Portugal Presidential Election: Who is Marcelo Rebelo de Sousa?

24/01/2016_Rebelo de Sousa
Portugal’s new president Marcelo Rebelo de Sousa in Lisbon, Portugal, January 24. He has pledged to restore stability to the country’s politics. Rafael Marchante/Reuters

Center-right politician Marcelo Rebelo de Sousa, a former leader of Portugal's opposition Social Democrats, is the country's new president following elections on Sunday. The charismatic 67-year-old law professor became a household name for his thoughtful but entertaining political punditry in the 2000s, earning him the affectionate nickname "Professor Marcelo." He took 52 percent of the vote with 99 percent of ballots counted, storming to victory in the first round.

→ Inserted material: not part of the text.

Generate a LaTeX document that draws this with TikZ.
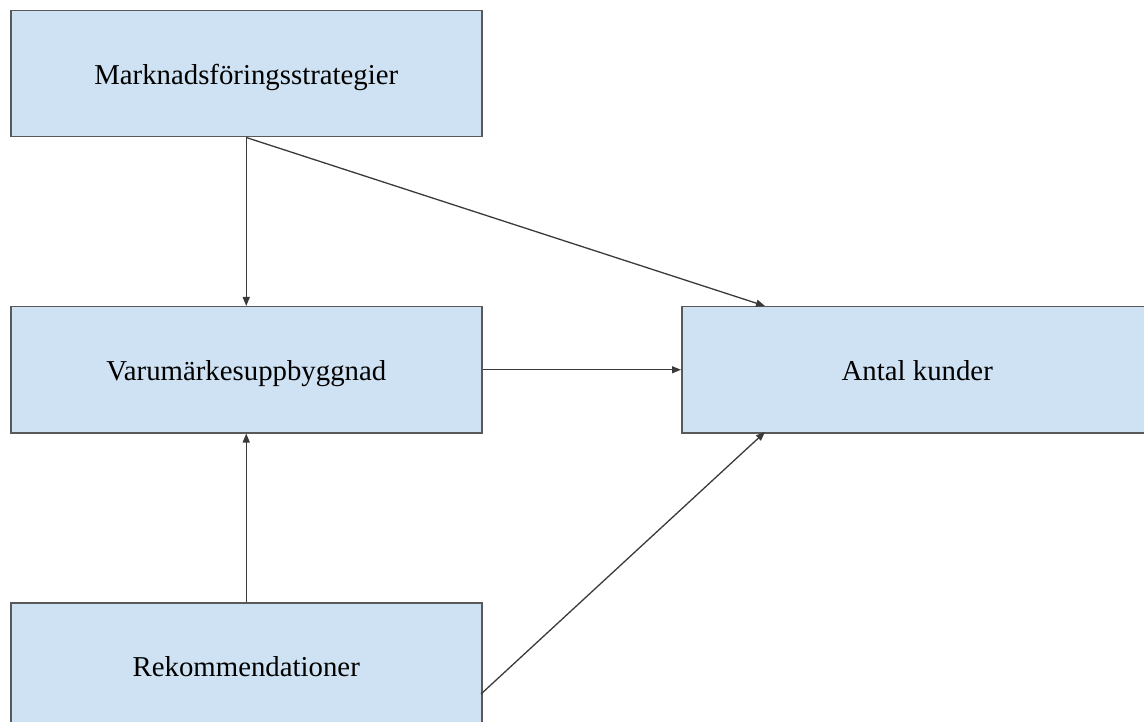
\documentclass[tikz,border=0pt]{standalone}
\usepackage{fontspec}
\setmainfont{Liberation Serif}
\usetikzlibrary{arrows.meta,positioning}
\definecolor{boxblue}{HTML}{CFE2F3}
\definecolor{boxline}{HTML}{595959}
\definecolor{arrline}{HTML}{3A3A3A}

\begin{document}
\begin{tikzpicture}[x=1pt,y=-1pt]
 \tikzset{main node/.style={rectangle, draw=boxline, fill=boxblue,
 		line width=1.5pt, text centered, anchor=north west,
 		minimum width=471pt, minimum height=126pt, inner sep=0pt,
 		text height=21pt, text depth=0pt,
 		font=\fontsize{28.8}{34}\selectfont}, }
 \tikzset{linea/.style={-{Triangle[length=9pt,width=7pt]},
 		color=arrline, line width=1.3pt},}
 \useasboundingbox (0,0) rectangle (1144,722);
 \clip (0,0) rectangle (1144,722);
 \node[main node] (strat) at (10,10) {Marknadsföringsstrategier};
 \node[main node] (varu) at (10,306) {Varumärkesuppbyggnad};
 \node[main node] (rek) at (10,602) {Rekommendationer};
 \node[main node] (kund) at (681,306) {Antal kunder};
 \coordinate (kundtop) at (765,306);
 \coordinate (kundbot) at (765,432);
 \coordinate (rekside) at (481,694);
 \path[linea] (strat.south) edge (varu.north);
 \path[linea] (strat.south) edge (kundtop);
 \path[linea] (varu.east) edge (kund.west);
 \path[linea] (rek.north) edge (varu.south);
 \path[linea] (rekside) edge (kundbot);
 %
\end{tikzpicture}
\end{document}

De Sousa had consistently led in the polls in the run-up to the election. His victory follows the surprise formation of a left-wing coalition government after an October general election in which the old center-right government lost its majority in parliament.

What does his victory mean for the country?

Portugal's outgoing president Anibal Cavaco Silva had a turbulent relationship with the new government, led by the Socialist leader Antonio Costa and propped up by the Communist, Left Bloc and Green parties. Silva initially urged Costa to support a center-right administration in return for policy trade-offs, and subsequently resisted swearing in Costa until he provided guarantees that his government would not breach EU rules. But De Sousa has pledged to fulfill his role in a neutral manner, supporting Costa's government and serving as a "referee" between warring parties. "Without renouncing my ideas, I'll try not to discriminate," he told Euronews in January. "I won't create any problem, any instability, any criticism of government action." Voters hope his tenure will bring stability back to the country's political scene.

What can the president actually do?

In common with many European countries, Portugal's presidency is largely a ceremonial position. But the incumbent can dissolve parliament, call elections, appoint prime ministers and send legislation to the constitutional court for vetting. That means, however conciliatory his tone, De Sousa could be an important check on the power of the government. He told Euronews that he would be willing to dissolve parliament if the smooth functioning of Portugal's parliament and courts is threatened, and said that while anti-austerity policies seemed "fair," they would need "balancing to avoid financial slippage."